Annexe : Conseils pour prier son chapelet avec plus de ferveur et moins de distractions
- Utiliser son chapelet et l’aimer : c’est un moyen de lutte contre les distractions.
- Se souvenir que le chapelet est du temps que l’on passe avec Marie et Jésus, avec des personnes que l’on aime.
- Poser des actes de Foi, d’Espérance et de Charité avec le contenu des mystères ou des Ave.
- Lorsque l’on est seul : dans la récitation de l’Ave Maria, on peut faire une pause après le nom de Jésus ou de Marie et formuler en un mot le mystère que l’on médite (acte de Foi) ou formuler la grâce que l’on demande (acte d’Espérance), ou bien formuler un acte d’amour. Faire du chapelet une prière vocale lente, comme si on se parlait, comme si on s’enseignait à soi-même ces mystères de notre foi.
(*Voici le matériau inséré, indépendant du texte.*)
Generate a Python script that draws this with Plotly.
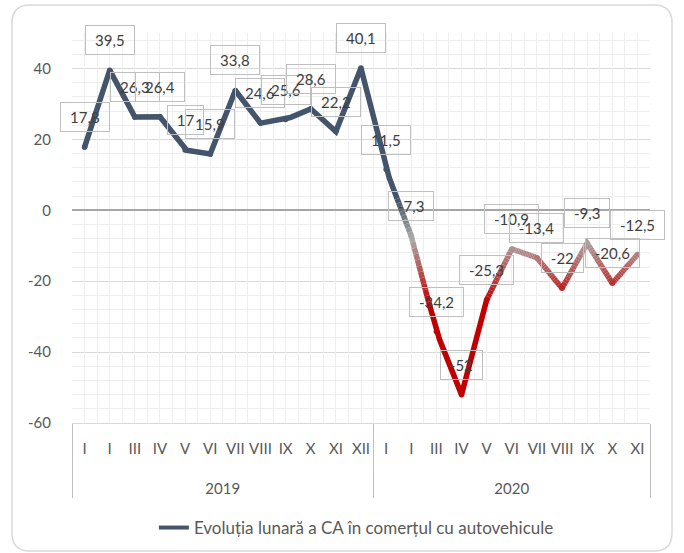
import plotly.graph_objects as go

# ---------------- data ----------------
years = ["2019", "2020"]
months_2019 = ["I", "I\u200b", "III", "IV", "V", "VI", "VII", "VIII", "IX", "X", "XI", "XII"]
months_2020 = ["I", "I\u200b", "III", "IV", "V", "VI", "VII", "VIII", "IX", "X", "XI"]
values_2019 = [17.8, 39.5, 26.3, 26.4, 17, 15.9, 33.8, 24.6, 25.6, 28.6, 22.2, 40.1]
values_2020 = [11.5, -7.3, -34.2, -52, -25.3, -10.9, -13.4, -22, -9.3, -20.6, -12.5]
series_name = "Evoluția lunară a CA în comerțul cu autovehicule"
y_ticks = [-60, -40, -20, 0, 20, 40]

# ---------------- derived ----------------
SPAN = "<span style='font-size:15px'>{}</span>"
# year labels get an empty first line so they sit lower, as in the original
cat_year = ([f"\u00a0<br>{SPAN.format(years[0])}"] * len(months_2019)
            + [f"\u00a0<br>{SPAN.format(years[1])}"] * len(months_2020))
cat_month = [SPAN.format(m) for m in months_2019 + months_2020]
values = values_2019 + values_2020
idx = list(range(len(values)))

FONT = "Lato, 'Noto Sans', sans-serif"
TXT = "#595959"
BLUE = (68, 84, 106)
GRAY = (170, 170, 170)
RED = (192, 0, 0)
STOPS = [(3.0, BLUE), (-8.0, GRAY), (-26.0, RED)]


def grad_color(v):
    if v >= STOPS[0][0]:
        c = STOPS[0][1]
    elif v <= STOPS[-1][0]:
        c = STOPS[-1][1]
    else:
        for (v0, c0), (v1, c1) in zip(STOPS[:-1], STOPS[1:]):
            if v1 <= v <= v0:
                t = (v0 - v) / (v0 - v1)
                c = tuple(round(a + (b - a) * t) for a, b in zip(c0, c1))
                break
    return "#%02x%02x%02x" % c


fig = go.Figure()

# invisible trace carrying the two-level category axis
fig.add_trace(go.Scatter(
    x=[cat_year, cat_month], y=values, mode="lines",
    line=dict(width=0, color="rgba(0,0,0,0)"),
    hoverinfo="skip", showlegend=False, xaxis="x", yaxis="y"))

# gradient line: split each segment into short pieces coloured by height
N = 16
runs = []
for k in range(len(values) - 1):
    x0, y0, x1, y1 = idx[k], values[k], idx[k + 1], values[k + 1]
    for j in range(N):
        ta, tb = j / N, (j + 1) / N
        xa, ya = x0 + (x1 - x0) * ta, y0 + (y1 - y0) * ta
        xb, yb = x0 + (x1 - x0) * tb, y0 + (y1 - y0) * tb
        col = grad_color((ya + yb) / 2)
        if runs and runs[-1][0] == col:
            runs[-1][1].append(xb)
            runs[-1][2].append(yb)
        else:
            runs.append([col, [xa, xb], [ya, yb]])

for col, xs, ys in runs:
    fig.add_trace(go.Scatter(
        x=xs, y=ys, mode="lines", line=dict(color=col, width=5.5),
        hoverinfo="skip", showlegend=False, xaxis="x2", yaxis="y"))

# round joints at the data points
fig.add_trace(go.Scatter(
    x=idx, y=values, mode="markers",
    marker=dict(size=5.5, color=[grad_color(v) for v in values], line=dict(width=0)),
    hoverinfo="skip", showlegend=False, xaxis="x2", yaxis="y"))

# legend entry
fig.add_trace(go.Scatter(
    x=[None], y=[None], mode="lines", name=series_name,
    line=dict(color="#44546a", width=4), xaxis="x2", yaxis="y"))

# data labels in boxes
CW = {"-": 5.3, ",": 3.6}
for i, v in zip(idx, values):
    s = f"{v:g}".replace(".", ",")
    tw = sum(CW.get(ch, 8.7) for ch in s)
    fig.add_annotation(
        x=i, y=v, xref="x2", yref="y", text=s, showarrow=False,
        yshift=30, font=dict(family=FONT, size=15, color="#404040"),
        bordercolor="#bfbfbf", borderwidth=1, borderpad=4,
        width=tw + 10, height=20, bgcolor="rgba(0,0,0,0)")

# plot area in pixels
W, H = 684, 553
L, R, T, B = 72, 34, 33, 130
PW, PH = W - L - R, H - T - B


def px(xp):
    return (xp - L) / PW


def py(yp):
    return (H - B - yp) / PH


# rounded outer border
x0p, y0p, x1p, y1p, r = 12, 5, 672, 551, 18
path = (f"M {px(x0p + r)},{py(y0p)} L {px(x1p - r)},{py(y0p)} "
        f"Q {px(x1p)},{py(y0p)} {px(x1p)},{py(y0p + r)} "
        f"L {px(x1p)},{py(y1p - r)} Q {px(x1p)},{py(y1p)} {px(x1p - r)},{py(y1p)} "
        f"L {px(x0p + r)},{py(y1p)} Q {px(x0p)},{py(y1p)} {px(x0p)},{py(y1p - r)} "
        f"L {px(x0p)},{py(y0p + r)} Q {px(x0p)},{py(y0p)} {px(x0p + r)},{py(y0p)} Z")
fig.add_shape(type="path", path=path, xref="paper", yref="paper",
              line=dict(color="#d9d9d9", width=1.5), layer="below")

n = len(values)
fig.update_layout(
    width=W, height=H, margin=dict(l=L, r=R, t=T, b=B, autoexpand=False),
    paper_bgcolor="white", plot_bgcolor="white",
    font=dict(family=FONT, size=15, color=TXT),
    showlegend=True,
    legend=dict(orientation="h", x=0.492, xanchor="center", y=py(528), yanchor="middle",
                font=dict(family=FONT, size=17, color=TXT), bgcolor="rgba(0,0,0,0)"),
    xaxis=dict(type="multicategory", range=[-0.5, n - 0.5], showgrid=False,
               showline=True, linecolor="#d9d9d9", linewidth=1, ticks="",
               tickangle=0, automargin=False, ticklabelstandoff=6,
               showdividers=True, dividercolor="#bfbfbf", dividerwidth=1,
               tickfont=dict(family=FONT, size=20, color=TXT), zeroline=False),
    xaxis2=dict(overlaying="x", anchor="y", range=[-0.5, n - 0.5], showticklabels=False,
                showline=False, ticks="", zeroline=False, showgrid=True, automargin=False,
                tick0=-0.5, dtick=0.5, gridcolor="#eeeeee", gridwidth=1),
    yaxis=dict(range=[-60, 50], tickvals=y_ticks, ticktext=[str(v) for v in y_ticks],
               showgrid=True, gridcolor="#d9d9d9", automargin=False,
               gridwidth=1, zeroline=True, zerolinecolor="#a6a6a6", zerolinewidth=2,
               showline=False, ticks="", ticklabelstandoff=20,
               minor=dict(dtick=4, tick0=0, showgrid=True, gridcolor="#eeeeee", gridwidth=1),
               tickfont=dict(family=FONT, size=15, color=TXT)),
)

fig.write_html("out.html", config={"displayModeBar": False},
               post_script="document.body.style.margin='0';")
- Lorsque l’on prie le chapelet à plusieurs : pendant que l’un récite l’Ave Maria, on médite sur le mystère ou on demande une grâce ; dans tous les cas on formule une invocation jaculatoire.
- En famille : prier le chapelet devant l’oratoire familiale, demander aux enfants de donner une intention à chaque mystère, leur faire réciter une dizaine chacun à leur tour.